Health

The Key to Solving Neurological Diseases Is the Mass Proliferation of Mini-Brains

Goodbye rats, hello tiny brains.

Laura Dahl

Brains the size of a housefly’s eye have the potential to revolutionize medical research, a team of neurologists say. On Friday, researchers from Johns Hopkins Bloomberg School of Public Health announced that they’ve grown “mini-brains” — balls of brain cells created from stem cells.

Study leader Thomas Hartung is careful to note that these aren’t the first mini-brains in existence, which were developed in 2013 and grown to completion in 2015. But these are the most standardized neuronal clumps to date. Hartung hopes the brains’ uniformity will encourage adoption in labs across the country, and he’s applying for a patent to produce the mini-organs on a larger scale.

The brains are about 350 micrometers in diameter and cultivated for about two months until they’re full-grown. Thousands of exact copies of the brains can be produced in a batch; a hundred brains fit in the same petri dish. After the two months, the brains have four types of neurons and two types of support cells, such as oligodendrocytes that help neurons communicate faster.

The mini-brains are even capable of demonstrating spontaneous electrophysiological activity, which researchers can hear by hooking them up to electrodes and listening for signs of electrical communication.

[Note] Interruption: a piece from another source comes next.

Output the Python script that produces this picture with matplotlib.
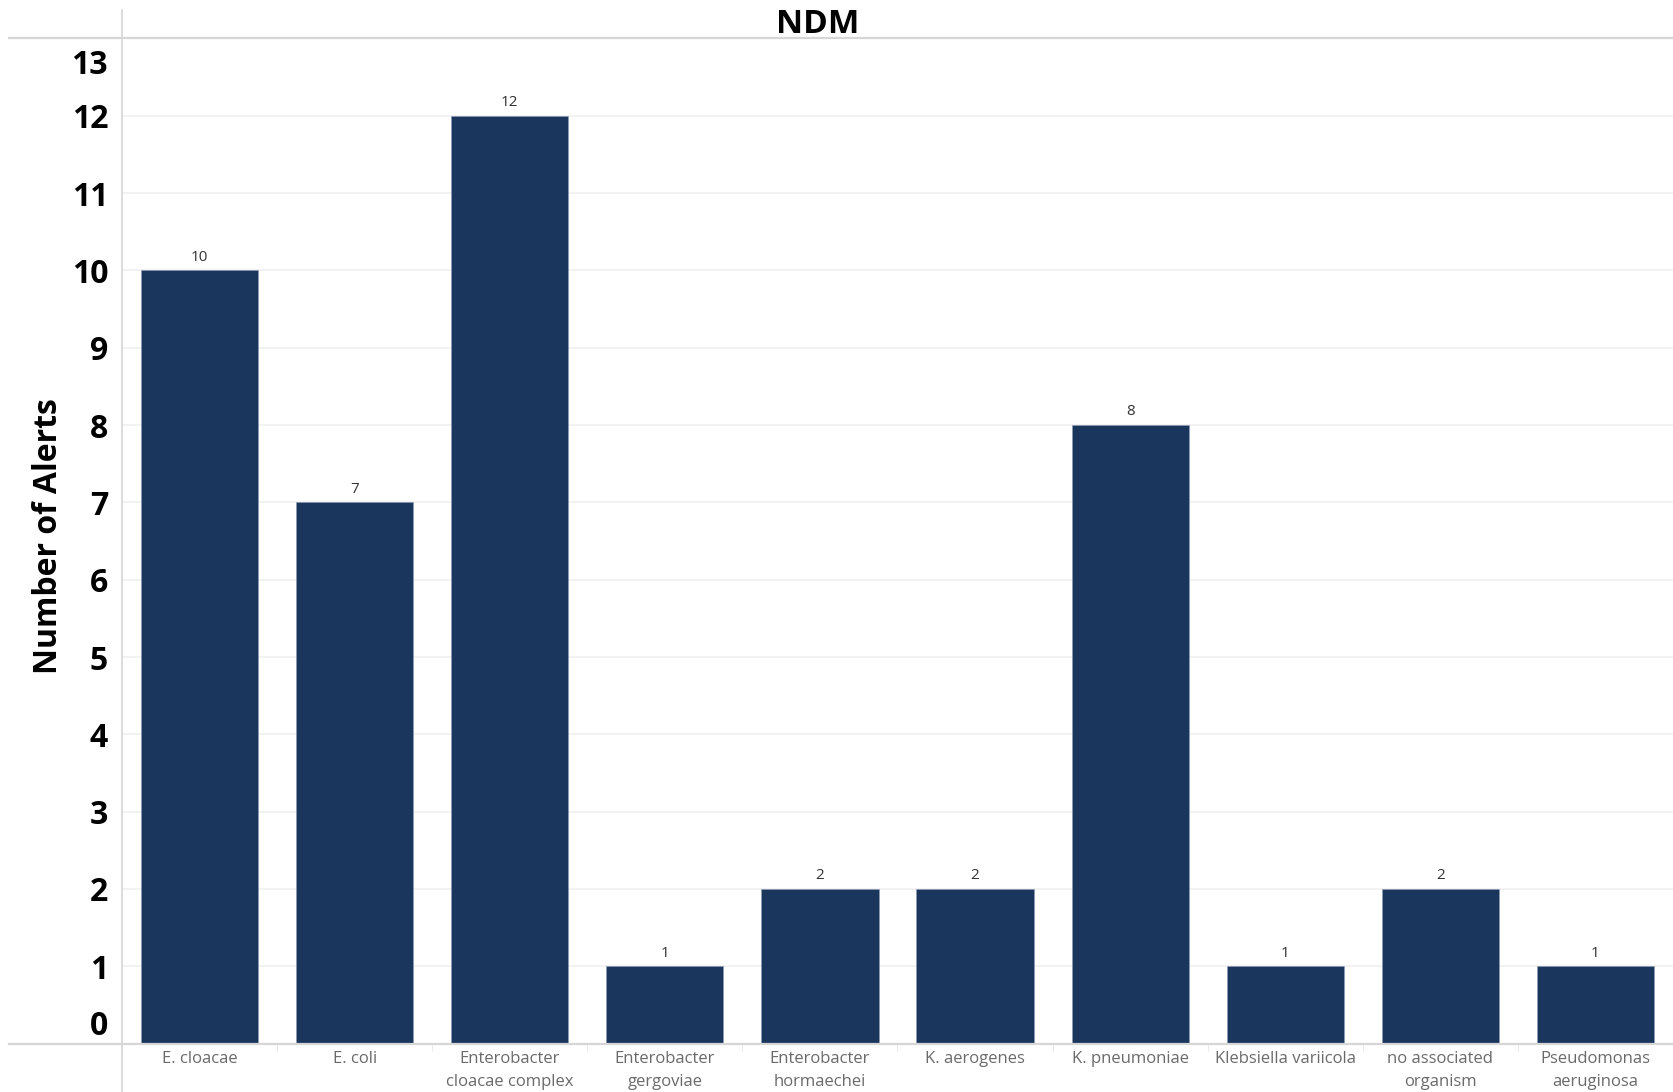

A digital rendering of the mini-brains grown at Johns Hopkins.

John Hopkins Bloomberg School of Public Health

The grand purpose of the mini-brains will be test models for drugs to combat neurological diseases like Alzheimer’s, multiple sclerosis, autism, and Parkinson’s disease. Johns Hopkins created mini-brains from the cells of several healthy adults, but the researchers hope to ultimately create brains from the cells of people with certain genetic traits, particularly those who may react differently to new pharmaceuticals.

Hartung also believes using mini-brains for neurology is far superior to studying rodents. “Ninety-five percent of drugs that look promising when tested in animal models fail once they are tested in humans at great expense of time and money,” he said in a news release. “While rodent models have been useful, we are not 150-pound rats. And even though we are not balls of cells either, you can often get much better information from these balls of cells than from rodents.”